Crystal structure and banded spherulite of poly(trimethylene terephthalate)

Developments of single crystal ED patterns in melt-crystallized poly(trimethylene terephthalate) (PTT) have been successfully achieved. Five different zonal electron diffraction patterns containing a total of 14 independent reflections were obtained. The PTT structure under strain-free conditions was identified as a triclinic structure with a = 4.5 Angstrom, b = 6.3 Angstrom, c = 18.2 Angstrom, alpha = 97.51 degrees, beta = 91.4 degrees, and gamma = 111.7 degrees with a calculated density of 1.44 g/cm(3). On the basis of the corresponding reflections in ED patterns, each significant diffraction peak in wide-angle X-ray diffraction powder pattern was identified and indexed. A much more precise determination of the unit cell parameters has been thus achieved.
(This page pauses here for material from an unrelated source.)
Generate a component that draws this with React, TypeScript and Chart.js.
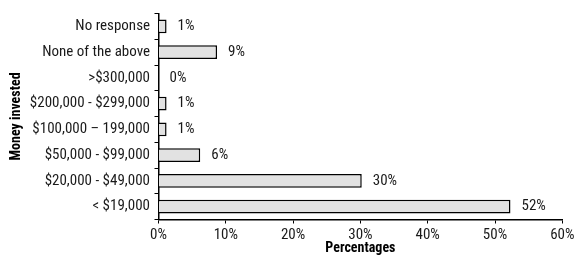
import React, { useEffect, useRef } from "react";
import { Chart, registerables } from "chart.js";

Chart.register(...registerables);

const categories = [
  "No response",
  "None of the above",
  ">$300,000",
  "$200,000 - $299,000",
  "$100,000 \u2013 199,000",
  "$50,000 - $99,000",
  "$20,000 - $49,000",
  "< $19,000",
];
const percentages = [1.2, 8.7, 0, 1.2, 1.2, 6.2, 30.2, 52.3];
const valueLabels = ["1%", "9%", "0%", "1%", "1%", "6%", "30%", "52%"];
const xTicks = [0, 10, 20, 30, 40, 50, 60];

const FONT = "'Roboto Condensed', 'DejaVu Sans Condensed', sans-serif";
const TEXT = "#1a1a1a";

const valueLabelPlugin = {
  id: "valueLabels",
  afterDatasetsDraw(chart: any) {
    const { ctx } = chart;
    const meta = chart.getDatasetMeta(0);
    ctx.save();
    ctx.font = `15px ${FONT}`;
    ctx.fillStyle = TEXT;
    ctx.textAlign = "left";
    ctx.textBaseline = "middle";
    meta.data.forEach((el: any, i: number) => {
      ctx.fillText(valueLabels[i], el.x + 11, el.y);
    });
    ctx.restore();
  },
};

export default function App() {
  const ref = useRef<HTMLCanvasElement>(null);
  useEffect(() => {
    if (!ref.current) return;
    const chart = new Chart(ref.current, {
      type: "bar",
      data: {
        labels: categories,
        datasets: [
          {
            data: percentages,
            backgroundColor: "#e2e2e2",
            borderColor: "#000000",
            borderWidth: 1.5,
            barPercentage: 0.53,
            categoryPercentage: 1,
          },
        ],
      },
      options: {
        indexAxis: "y",
        animation: false,
        responsive: false,
        maintainAspectRatio: false,
        layout: { padding: { top: 5.5, right: 15.7, bottom: 0, left: 0 } },
        plugins: { legend: { display: false }, tooltip: { enabled: false } },
        scales: {
          x: {
            min: 0,
            max: 60,
            afterBuildTicks: (scale: any) => {
              scale.ticks = xTicks.map((v) => ({ value: v }));
            },
            afterFit: (scale: any) => {
              scale.height = 42.5;
            },
            grid: {
              drawOnChartArea: false,
              drawTicks: true,
              tickLength: 4,
              color: "#000000",
            },
            border: { color: "#000000", width: 1.5 },
            ticks: {
              padding: 2.5,
              color: TEXT,
              font: { family: FONT, size: 15 },
              callback: (v: any) => `${v}%`,
            },
            title: {
              display: true,
              text: "Percentages",
              color: "#000000",
              font: { family: FONT, size: 14, weight: "bold" },
              padding: { top: 0, bottom: 5.5 },
            },
          },
          y: {
            afterFit: (scale: any) => {
              scale.width = 158.5;
            },
            grid: {
              drawOnChartArea: false,
              drawTicks: true,
              tickLength: 4,
              color: "#000000",
            },
            border: { color: "#000000", width: 1.5 },
            ticks: {
              padding: 4.5,
              color: TEXT,
              font: { family: FONT, size: 15 },
            },
            title: {
              display: true,
              text: "Money invested",
              color: "#000000",
              font: { family: FONT, size: 14, weight: "bold" },
              padding: { top: 8, bottom: 0 },
            },
          },
        },
      },
      plugins: [valueLabelPlugin],
    });
    return () => chart.destroy();
  }, []);
  return (
    <div style={{ position: "absolute", left: 0, top: 0, width: 578, height: 262, background: "#fff" }}>
      <canvas ref={ref} width={578} height={262} style={{ width: 578, height: 262 }} />
    </div>
  );
}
They are a = 4.53 Angstrom, b = 6.20 Angstrom, c 18.70 Angstrom, alpha = 97.6 degrees, beta = 93.2 degrees, and gamma = 110.1 degrees. Unlike poly(butylene terephthalate), structure deformation has not been found in PTT fibers after removal of the extension. This specific feature may explain the better performance in resilience recovery for PTT as compared to PET and PET. Banded spherulite with negative birefringence has been observed in PTT under polarized light microscopy. The formation of banded spherulites is attributed to lamellar twisting. The twisting mechanism was evidenced by the observations of wavylike morphology from reflected light microscopy and transmission electron microscopy. The geometry of crystal lamellae has been identified according to lamellar morphology and its correlated single-crystal ED patterns. The PTT lamellae grow from the basal plane consisting of a and b axes. In connection with the observed morphology, we suggest that the lamellar twisting is attributed to the tilted chain stems which are nonorthogonal to fold surface. The nonorthogonal geometry results from the growth of PTT lamellae with triclinic structure where internal stress is gradually accumulated so as to drive the crystal twist along the radial direction of spherulite.